### Short problem
Leaving out the pictures, retype the lines from the beginning of the listing through the line containing "50.7, 50.7, 50.7];".

### Stored rows
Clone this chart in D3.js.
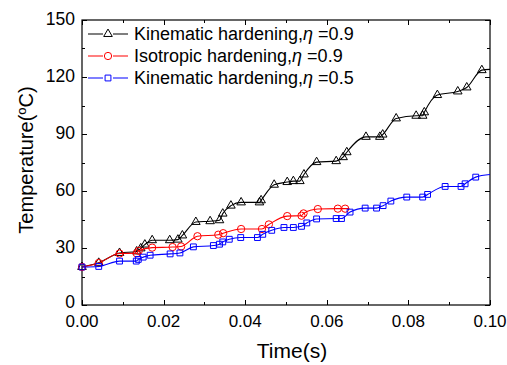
<!DOCTYPE html>
<html>
<head>
<meta charset="utf-8">
<script src="https://cdn.jsdelivr.net/npm/d3@7"></script>
<style>
  body { margin: 0; background: #fff; }
  svg { display: block; font-family: Arial, "Liberation Sans", sans-serif; }
</style>
</head>
<body>
<svg id="chart" width="507" height="365"></svg>
<script>
// series: kinematic hardening, eta = 0.9
const kin09Time = [0, 0.0041, 0.0092, 0.0134, 0.0144, 0.0154, 0.0172, 0.0215, 0.0235, 0.0246, 0.0279, 0.0314, 0.0337, 0.0345, 0.0365, 0.039, 0.0435, 0.0439, 0.0471, 0.0503, 0.0518, 0.0534, 0.0544, 0.0575, 0.0623, 0.064, 0.0649, 0.0696, 0.073, 0.0737, 0.077, 0.0819, 0.0835, 0.0839, 0.0871, 0.0921, 0.0943, 0.098, 0.1];
const kin09Temp = [20, 22.2, 27.4, 28.2, 29.8, 31.8, 34.1, 34.1, 34.4, 36.6, 43.7, 44.1, 44.6, 48.1, 52.3, 54.0, 54.0, 55.1, 63.3, 64.7, 65.2, 65.2, 68.7, 75.2, 75.7, 77.8, 80.4, 88.5, 88.5, 89.7, 98.2, 99.6, 99.6, 101.4, 110.5, 112.4, 114.5, 123.6, 124];

// series: isotropic hardening, eta = 0.9
const iso09Time = [0, 0.0041, 0.0092, 0.0134, 0.0139, 0.0172, 0.0222, 0.0243, 0.0283, 0.0334, 0.0346, 0.039, 0.0441, 0.0458, 0.0503, 0.0538, 0.0543, 0.0578, 0.0627, 0.0645, 0.0655];
const iso09Temp = [20, 22.1, 27.1, 27.2, 28.5, 30.2, 30.5, 30.8, 36.2, 37.0, 37.8, 40.0, 40.0, 42.4, 46.8, 47.0, 48.2, 50.5, 50.7, 50.7, 50.7];

// series: kinematic hardening, eta = 0.5
const kin05Time = [0, 0.0041, 0.0092, 0.0133, 0.0138, 0.015, 0.0167, 0.0216, 0.024, 0.0273, 0.0322, 0.0337, 0.0345, 0.0361, 0.0389, 0.043, 0.0443, 0.0465, 0.0495, 0.0518, 0.0538, 0.0551, 0.0575, 0.0623, 0.0636, 0.0657, 0.0694, 0.0722, 0.0738, 0.0757, 0.0796, 0.0835, 0.0847, 0.089, 0.0929, 0.0939, 0.0965, 0.1];
const kin05Temp = [20, 20.3, 23.1, 23.1, 24.0, 25.2, 26.2, 26.9, 27.4, 30.6, 31.3, 32.0, 33.2, 34.6, 35.5, 35.5, 37.2, 39.3, 40.8, 40.8, 41.4, 43.2, 45.3, 45.5, 45.5, 48.9, 51.0, 51.0, 52.3, 54.7, 56.8, 56.8, 58.2, 62.4, 62.4, 63.8, 67.3, 68.7];

const xTicks = [0, 0.02, 0.04, 0.06, 0.08, 0.1];
const yTicks = [0, 30, 60, 90, 120, 150];

const series = [
  { label: 'Kinematic hardening,', eta: '0.9', time: kin09Time, temp: kin09Temp, color: '#000', marker: d3.symbolTriangle, lastMarker: kin09Time.length - 1 },
  { label: 'Isotropic hardening,', eta: '0.9', time: iso09Time, temp: iso09Temp, color: '#ff0000', marker: d3.symbolCircle, lastMarker: iso09Time.length - 1 },
  { label: 'Kinematic hardening,', eta: '0.5', time: kin05Time, temp: kin05Temp, color: '#0000ff', marker: d3.symbolSquare, lastMarker: kin05Time.length - 1 }
];

const svg = d3.select('#chart');
const m = { left: 82, right: 490, top: 20, bottom: 305 };

const x = d3.scaleLinear().domain([0, 0.1]).range([m.left, m.right]);
const y = d3.scaleLinear().domain([0, 150]).range([m.bottom, m.top]);

// frame
svg.append('rect')
  .attr('x', m.left).attr('y', m.top)
  .attr('width', m.right - m.left).attr('height', m.bottom - m.top)
  .attr('fill', 'none').attr('stroke', '#000').attr('stroke-width', 1.2);

const xMinor = d3.range(0, 0.1001, 0.01);
const yMinor = d3.range(0, 151, 15);

const ticks = svg.append('g').attr('stroke', '#000').attr('stroke-width', 1);
xMinor.forEach((v, i) => {
  const len = i % 2 === 0 ? 5 : 3;
  const px = Math.round(x(v)) + 0.5;
  ticks.append('line').attr('x1', px).attr('x2', px).attr('y1', m.bottom).attr('y2', m.bottom - len);
  ticks.append('line').attr('x1', px).attr('x2', px).attr('y1', m.top).attr('y2', m.top + len);
});
yMinor.forEach((v, i) => {
  const len = i % 2 === 0 ? 5 : 3;
  const py = Math.round(y(v)) + 0.5;
  ticks.append('line').attr('y1', py).attr('y2', py).attr('x1', m.left).attr('x2', m.left + len);
  ticks.append('line').attr('y1', py).attr('y2', py).attr('x1', m.right).attr('x2', m.right - len);
});

// tick labels
svg.append('g').selectAll('text')
  .data(xTicks).join('text')
  .attr('x', d => x(d)).attr('y', 327)
  .attr('text-anchor', 'middle')
  .attr('font-size', 17)
  .text(d => d3.format('.2f')(d));

svg.append('g').selectAll('text')
  .data(yTicks).join('text')
  .attr('x', 75).attr('y', d => y(d) + (d === 0 ? 3 : 5))
  .attr('text-anchor', 'end')
  .attr('font-size', 17.5)
  .text(d => d);

// axis titles
svg.append('text')
  .attr('x', 292).attr('y', 358)
  .attr('text-anchor', 'middle')
  .attr('font-size', 21)
  .text('Time(s)');

const yTitle = svg.append('text')
  .attr('transform', 'translate(33,160) rotate(-90)')
  .attr('text-anchor', 'middle')
  .attr('font-size', 20);
yTitle.append('tspan').text('Temperature(');
yTitle.append('tspan').attr('font-size', 13).attr('dy', -7).text('o');
yTitle.append('tspan').attr('dy', 7).text('C)');

// curves
const line = d3.line()
  .x(d => x(d[0]))
  .y(d => y(d[1]))
  .curve(d3.curveMonotoneX);

const symSize = s => s.marker === d3.symbolTriangle ? 32 : (s.marker === d3.symbolCircle ? 42 : 34);

const plot = svg.append('g');

series.forEach(s => {
  const pts = s.time.map((t, i) => [t, s.temp[i]]);
  plot.append('path')
    .datum(pts)
    .attr('d', line)
    .attr('fill', 'none')
    .attr('stroke', s.color)
    .attr('stroke-width', 1.1);

  const sym = d3.symbol().type(s.marker).size(symSize(s));
  plot.append('g').selectAll('path')
    .data(pts.slice(0, s.lastMarker))
    .join('path')
    .attr('transform', d => `translate(${x(d[0])},${y(d[1])})`)
    .attr('d', sym)
    .attr('fill', 'none')
    .attr('stroke', s.color)
    .attr('stroke-width', 1);
});

// legend
const legend = svg.append('g');
series.forEach((s, i) => {
  const cy = 34 + i * 22;
  legend.append('line')
    .attr('x1', 88).attr('x2', 128).attr('y1', cy).attr('y2', cy)
    .attr('stroke', s.color).attr('stroke-width', 1.1);
  legend.append('rect')
    .attr('x', 103).attr('y', cy - 4).attr('width', 10).attr('height', 8)
    .attr('fill', '#fff');
  legend.append('path')
    .attr('transform', `translate(108,${cy})`)
    .attr('d', d3.symbol().type(s.marker).size(symSize(s)))
    .attr('fill', 'none')
    .attr('stroke', s.color);
  const t = legend.append('text')
    .attr('x', 134).attr('y', cy + 6)
    .attr('font-size', 18);
  t.append('tspan').text(s.label);
  t.append('tspan').attr('font-style', 'italic').text('η');
  t.append('tspan').text(' =' + s.eta);
});
</script>
</body>
</html>
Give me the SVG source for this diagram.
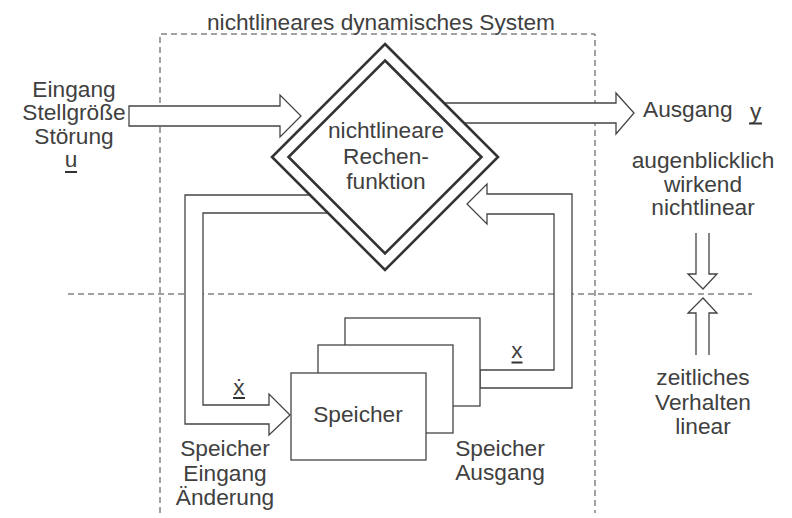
<svg xmlns="http://www.w3.org/2000/svg" width="792" height="518" viewBox="0 0 792 518">
<style>
text{font-family:"Liberation Sans",Arial,sans-serif;font-size:22.7px;fill:#404040;text-anchor:middle}
.st{text-anchor:start}
.dash{fill:none;stroke:#444;stroke-width:1;stroke-dasharray:6 4}
.arr{fill:#fff;stroke:#444;stroke-width:1.3;stroke-linejoin:miter}
.ln{fill:none;stroke:#444;stroke-width:1.3}
.box{fill:#fff;stroke:#444;stroke-width:1.3}
.dia{fill:#fff;stroke:#333;stroke-width:2.6}
.dia2{fill:none;stroke:#333;stroke-width:2.6}
.ul{fill:#333}
</style>
<g id="system-boundary">
<path class="dash" d="M160,513 V34 H595 V513"/>
<text x="381" y="30">nichtlineares dynamisches System</text>
</g>
<line class="dash" x1="68" y1="294" x2="752" y2="294"/>
<g id="connectors">
<path class="arr" d="M129,106 H280 V95 L301,116 L280,137 V126 H129 Z"/>
<path class="arr" d="M440,103 H616 V93 L634,113 L616,134 V123 H440 Z"/>
<path class="arr" d="M480,388 H572 V194 H487 V184 L467,204 L487,224 V214 H554 V370 H480 Z"/>
<path class="arr" d="M340,195 H185 V424 H269 V435 L290,415 L269,394 V405 H203 V213 H340 Z"/>
<path class="arr" d="M696,233 V274 H688 L703,289 L717,274 H709 V233"/>
<path class="arr" d="M696,355 V313 H688 L703,298 L717,313 H709 V355"/>
</g>
<g id="rechenfunktion">
<polygon class="dia" points="385,44 498,157 385,270 272,157"/>
<polygon class="dia2" points="385,60.5 481.5,157 385,253.5 288.5,157"/>
<text x="386" y="138">nichtlineare</text>
<text x="386" y="164">Rechen-</text>
<text x="386" y="189">funktion</text>
</g>
<g id="speicher">
<rect class="box" x="345" y="318" width="135" height="88"/>
<rect class="box" x="318" y="345" width="135" height="88"/>
<rect class="box" x="291" y="373" width="135" height="87"/>
<text x="358" y="422">Speicher</text>
</g>
<g id="eingang">
<text x="74" y="97">Eingang</text>
<text x="74" y="120">Stellgröße</text>
<text x="74" y="143.5">Störung</text>
<text x="71" y="166.5">u</text>
<rect class="ul" x="65" y="171" width="12" height="2"/>
</g>
<g id="ausgang">
<text class="st" x="643" y="117">Ausgang</text>
<text class="st" x="750" y="119">y</text>
<rect class="ul" x="749" y="122.5" width="13" height="2"/>
</g>
<g id="augenblicklich">
<text x="703" y="168">augenblicklich</text>
<text x="703" y="192">wirkend</text>
<text x="703" y="215">nichtlinear</text>
</g>
<g id="zeitlich">
<text x="703" y="385">zeitliches</text>
<text x="703" y="410">Verhalten</text>
<text x="703" y="434">linear</text>
</g>
<g id="speicher-eingang">
<text x="239" y="395">ẋ</text>
<rect class="ul" x="233" y="397" width="12" height="2"/>
<text x="225" y="456">Speicher</text>
<text x="225" y="481">Eingang</text>
<text x="225" y="505">Änderung</text>
</g>
<g id="speicher-ausgang">
<text x="517" y="358">x</text>
<rect class="ul" x="511.5" y="361.5" width="11" height="2"/>
<text x="500" y="456">Speicher</text>
<text x="500" y="480">Ausgang</text>
</g>
</svg>
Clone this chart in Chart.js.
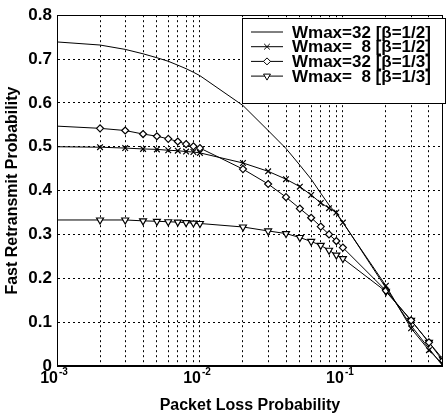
<!DOCTYPE html>
<html lang="en">
<head>
<meta charset="UTF-8">
<title>Fast Retransmit Probability</title>
<style>
  body { margin: 0; background: #fff; }
  #wrap { width: 448px; height: 415px; }
</style>
</head>
<body>
<div id="wrap"><canvas id="myChart"></canvas></div>
<script src="https://cdn.jsdelivr.net/npm/chart.js@4.4.0/dist/chart.umd.min.js"></script>
<script>
// packet loss probability (x, log scale)
const lossProb = [0.001, 0.002, 0.003, 0.004, 0.005, 0.006, 0.007, 0.008, 0.009, 0.01,
                  0.02, 0.03, 0.04, 0.05, 0.06, 0.07, 0.08, 0.09, 0.1,
                  0.2, 0.3, 0.4, 0.5];

// fast retransmit probability, one list per curve
const w32b2 = [0.739, 0.732, 0.722, 0.712, 0.703, 0.695, 0.686, 0.678, 0.670, 0.662,
               0.594, 0.537, 0.496, 0.458, 0.426, 0.394, 0.367, 0.347, 0.328,
               0.178, 0.092, 0.040, 0.000];
const w8b2 = [0.500, 0.499, 0.497, 0.495, 0.494, 0.492, 0.491, 0.489, 0.488, 0.486,
              0.463, 0.444, 0.426, 0.409, 0.390, 0.372, 0.360, 0.350, 0.327,
              0.183, 0.086, 0.036, 0.004];
const w32b3 = [0.547, 0.542, 0.537, 0.529, 0.524, 0.518, 0.512, 0.506, 0.501, 0.497,
               0.449, 0.415, 0.385, 0.359, 0.338, 0.318, 0.300, 0.285, 0.270,
               0.172, 0.104, 0.054, 0.012];
const w8b3 = [0.333, 0.333, 0.333, 0.331, 0.330, 0.329, 0.328, 0.327, 0.326, 0.325,
              0.317, 0.308, 0.302, 0.293, 0.284, 0.275, 0.264, 0.253, 0.245,
              0.170, 0.104, 0.054, 0.016];

const seriesNames = ['Wmax=32 [\u03B2=1/2]', 'Wmax=  8 [\u03B2=1/2]',
                     'Wmax=32 [\u03B2=1/3]', 'Wmax=  8 [\u03B2=1/3]'];

// vertical grid lines and the decade labels
const xGridValues = [0.001, 0.002, 0.003, 0.004, 0.005, 0.006, 0.007, 0.008, 0.009,
                     0.01, 0.02, 0.03, 0.04, 0.05, 0.06, 0.07, 0.08, 0.09,
                     0.1, 0.2, 0.3, 0.4, 0.5];
const xLabelValues = [0.001, 0.01, 0.1];
const xLabelExps = ['-3', '-2', '-1'];

const FONT = 'Liberation Sans, Arial, Helvetica, sans-serif';

function toPoints(ys) {
    return lossProb.map((x, i) => ({ x: x, y: ys[i] }));
}

// no marker at the first sample, like the original
function markerRadius(r) {
    return ctx => ctx.dataIndex === 0 ? 0 : r;
}

const styles = [
    { pointStyle: false, radius: 0, rotation: 0 },
    { pointStyle: 'crossRot', radius: 4, rotation: 0 },
    { pointStyle: 'rectRot', radius: 3.5, rotation: 0 },
    { pointStyle: 'triangle', radius: 4, rotation: 180 }
];

const datasets = [w32b2, w8b2, w32b3, w8b3].map((ys, i) => ({
    label: seriesNames[i],
    data: toPoints(ys),
    borderColor: '#000',
    borderWidth: 1,
    backgroundColor: '#fff',
    pointStyle: styles[i].pointStyle,
    pointRadius: markerRadius(styles[i].radius),
    pointRotation: styles[i].rotation,
    pointBorderColor: '#000',
    pointBackgroundColor: '#fff',
    pointBorderWidth: 1.2,
    tension: 0,
    fill: false
}));

// solid frame round the plot area
const frame = {
    id: 'frame',
    afterDatasetsDraw(chart) {
        const a = chart.chartArea, c = chart.ctx;
        c.save();
        c.strokeStyle = '#000';
        c.lineWidth = 1;
        c.setLineDash([]);
        c.strokeRect(Math.round(a.left) + 0.5, Math.round(a.top) + 0.5,
                     Math.round(a.width) - 1, Math.round(a.height) - 1);
        c.restore();
    }
};

// 10^n labels with a raised exponent
const decadeLabels = {
    id: 'decadeLabels',
    afterDraw(chart) {
        const sx = chart.scales.x, c = chart.ctx;
        c.save();
        c.fillStyle = '#000';
        c.textBaseline = 'alphabetic';
        xLabelValues.forEach((v, i) => {
            const px = sx.getPixelForValue(v);
            c.font = 'bold 16px ' + FONT;
            c.textAlign = 'right';
            c.fillText('10', px + 1, 383);
            c.font = 'bold 10px ' + FONT;
            c.textAlign = 'left';
            c.fillText(xLabelExps[i], px + 2, 375);
        });
        c.restore();
    }
};

// boxed legend inside the plot, top right
const boxLegend = {
    id: 'boxLegend',
    afterDraw(chart) {
        const c = chart.ctx;
        const bx = 242, by = 18, bw = 203, bh = 85;
        c.save();
        c.fillStyle = '#fff';
        c.fillRect(bx, by, bw, bh);
        c.strokeStyle = '#000';
        c.lineWidth = 1;
        c.setLineDash([]);
        c.strokeRect(bx + 0.5, by + 0.5, bw, bh);
        chart.data.datasets.forEach((ds, i) => {
            const y = 32 + i * 14.7;
            c.beginPath();
            c.moveTo(251, y);
            c.lineTo(283, y);
            c.strokeStyle = '#000';
            c.stroke();
            if (styles[i].pointStyle) {
                c.fillStyle = '#fff';
                c.strokeStyle = '#000';
                Chart.helpers.drawPoint(c, {
                    pointStyle: styles[i].pointStyle,
                    radius: styles[i].radius,
                    rotation: styles[i].rotation,
                    borderWidth: 1
                }, 267, y);
            }
            c.fillStyle = '#000';
            c.font = 'bold 17px ' + FONT;
            c.textAlign = 'left';
            c.textBaseline = 'middle';
            c.fillText(ds.label, 292, y + 1);
        });
        c.restore();
    }
};

new Chart(document.getElementById('myChart'), {
    type: 'line',
    data: { datasets: datasets },
    options: {
        responsive: true,
        maintainAspectRatio: false,
        animation: false,
        devicePixelRatio: 1,
        layout: { padding: { left: 0, right: 1, top: 13, bottom: 0 } },
        plugins: {
            legend: { display: false },
            tooltip: { enabled: false }
        },
        scales: {
            x: {
                type: 'logarithmic',
                min: 0.001,
                max: 0.5,
                afterBuildTicks: s => { s.ticks = xGridValues.map(v => ({ value: v })); },
                afterFit: s => { s.height = 49; },
                ticks: { display: false },
                grid: { color: '#000', lineWidth: 1, drawTicks: false },
                border: { color: '#000', dash: [2, 3] },
                title: {
                    display: true,
                    text: 'Packet Loss Probability',
                    color: '#000',
                    font: { family: FONT, size: 16, weight: 'bold' },
                    padding: { top: 0, bottom: 0 }
                }
            },
            y: {
                min: 0,
                max: 0.8,
                afterFit: s => { s.width = 57; },
                ticks: {
                    stepSize: 0.1,
                    color: '#000',
                    padding: 5,
                    font: { family: FONT, size: 17, weight: 'bold' }
                },
                grid: { color: '#000', lineWidth: 1, drawTicks: false },
                border: { color: '#000', dash: [2, 3] },
                title: {
                    display: true,
                    text: 'Fast Retransmit Probability',
                    color: '#000',
                    font: { family: FONT, size: 16, weight: 'bold' },
                    padding: { top: 3, bottom: 0 }
                }
            }
        }
    },
    plugins: [frame, decadeLabels, boxLegend]
});
</script>
</body>
</html>
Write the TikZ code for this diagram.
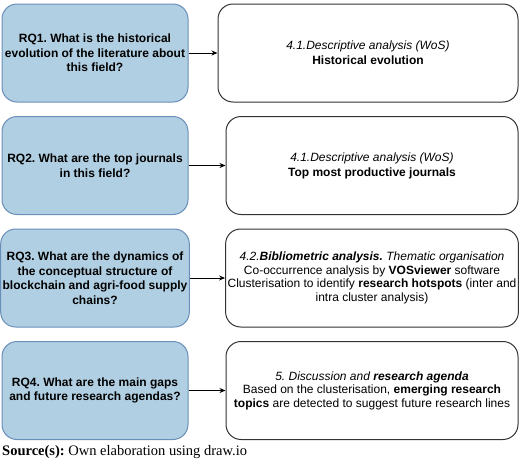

### Answer to the task
Clone this chart in D3.js.
<!DOCTYPE html>
<html>
<head>
<meta charset="utf-8">
<script src="https://cdn.jsdelivr.net/npm/d3@7"></script>
<style>
  body { margin: 0; background: #fff; }
  svg { display: block; font-family: Arial, "Liberation Sans", sans-serif; }
</style>
</head>
<body>
<svg id="chart" width="507" height="365"></svg>
<script>
// series: kinematic hardening, eta = 0.9
const kin09Time = [0, 0.0041, 0.0092, 0.0134, 0.0144, 0.0154, 0.0172, 0.0215, 0.0235, 0.0246, 0.0279, 0.0314, 0.0337, 0.0345, 0.0365, 0.039, 0.0435, 0.0439, 0.0471, 0.0503, 0.0518, 0.0534, 0.0544, 0.0575, 0.0623, 0.064, 0.0649, 0.0696, 0.073, 0.0737, 0.077, 0.0819, 0.0835, 0.0839, 0.0871, 0.0921, 0.0943, 0.098, 0.1];
const kin09Temp = [20, 22.2, 27.4, 28.2, 29.8, 31.8, 34.1, 34.1, 34.4, 36.6, 43.7, 44.1, 44.6, 48.1, 52.3, 54.0, 54.0, 55.1, 63.3, 64.7, 65.2, 65.2, 68.7, 75.2, 75.7, 77.8, 80.4, 88.5, 88.5, 89.7, 98.2, 99.6, 99.6, 101.4, 110.5, 112.4, 114.5, 123.6, 124];

// series: isotropic hardening, eta = 0.9
const iso09Time = [0, 0.0041, 0.0092, 0.0134, 0.0139, 0.0172, 0.0222, 0.0243, 0.0283, 0.0334, 0.0346, 0.039, 0.0441, 0.0458, 0.0503, 0.0538, 0.0543, 0.0578, 0.0627, 0.0645, 0.0655];
const iso09Temp = [20, 22.1, 27.1, 27.2, 28.5, 30.2, 30.5, 30.8, 36.2, 37.0, 37.8, 40.0, 40.0, 42.4, 46.8, 47.0, 48.2, 50.5, 50.7, 50.7, 50.7];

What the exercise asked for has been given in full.